March 9, 2022

PyTorch RNN Tutorial

This tutorial will demonstrate how to build and train a simple RNN model with PyTorch.

Concepts

What can an RNN do?

Given an input sequence $x=[x_1,x_2,\cdots,x_{n}]$, an RNN can generate a corresponding output sequence $\hat y=[\hat y_1,\hat y_2,\cdots,\hat y_{n}]$ successively. The strength of RNN is that it can “remember” its previosly seen input elements. When calculating $\hat y_i$, the model can access not only $x_i$ but also the information from $x_0$ to $x_{i-1}$, via its hidden state, $h_{i-1}$.

Autoregressive model

Given the characteristics of an RNN, we can make it do something cool – predicting a sequence.

Imagine now we have a initial sequence [1,2,3,4,5] and feed it into an RNN. If the model is good at predicting linear sequences, it will predict some number near 6 as the next number, let’s say 6.05.

Then we put the 6.05 back to the sequence, make it [1,2,3,4,5,6.05], and feed it into the model again. This time, the model says 7.02, so the sequence becomes [1,2,3,4,5,6.05,7.02]. As we repeat this process, the model can eventually generate a long sequence by itself.

To be precise, when training the model, we want it predict $x_{i+1}$ after seeing the input $[x_1, x_2, \cdots,x_{i}]$. That is, the difference between its output, $\hat y_i$, and the target output, $x_{i+1}$, should be minimized.

We can define sequence $y =[ y_1, y_2,\cdots, y_{n}]$ as the target output, which $y_i = x_{i+1}$.

Thus, the loss function is the mean square error between $\hat y$ and $y$:

$$ \frac{1}{n}\sum_{i= 1}^{n}{(\hat y_i-x_{i+1})^2} = \frac{1}{n}\sum_{i= 1}^{n}{(\hat y_i-y_i)^2} = MSE(\hat y,y)$$.

Implementation

1. Import

Import the modules we will need.

import numpy as np
import torch
from torch import nn
import matplotlib.pyplot as plt

2. Prepare the training data

First, we need the training data. Here we generate a sine wave of $\sin(t)$, from $t=0$ to $t=80$, and sample peirod $=0.2$. Then a little noise is added to simulate sampling error.
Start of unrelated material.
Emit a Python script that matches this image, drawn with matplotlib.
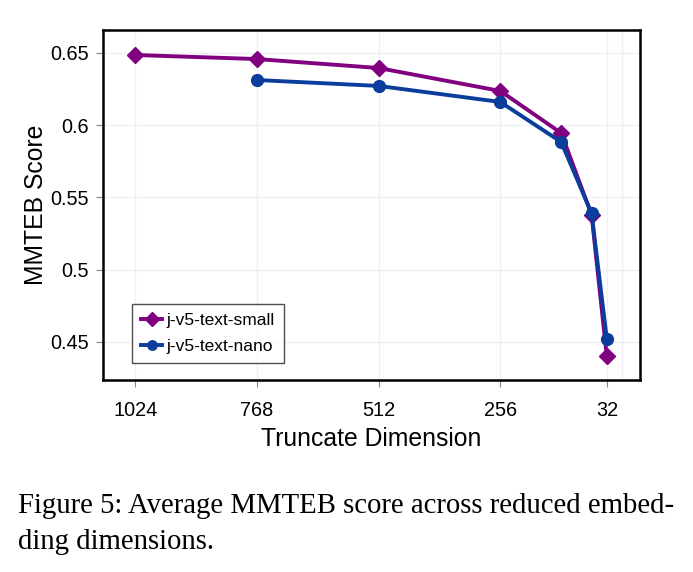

data = np.sin(np.arange(0,80,0.2))
data += (np.random.random(data.shape)-0.5)*0.2
plt.plot(data)

By default, an RNN module require its input tensor to have the shape $[ Time, Batch, Feature ]$. To keep it simple, we can just set the batch size and feature num to 1. So we have to expand the original data of size $[400]$ to $[ 400, 1,1 ]$ by doing unsqueeze(-1) twice.

print(data.shape) #(400,)

# convert data into a torch tensor and expand the dimension of its shape
data = torch.tensor(data, dtype = torch.float).unsqueeze(-1).unsqueeze(-1)

print(data.shape) # torch.Size([400, 1, 1])

Get x and y that satisfy $y_i = x_{i+1}$.

#input sequence
x = data[:-1]

# target output sequence
y = data[1:]

class SimpleRNN(nn.Module):
    def __init__(self):
        super().__init__()
        self.rnn = nn.RNN(1,12)
        self.linear = nn.Linear(12,1)
    def forward(self, x, h_0 = None):
        rnn_out, h_n = self.rnn(x, h_0)
        return self.linear(rnn_out), h_n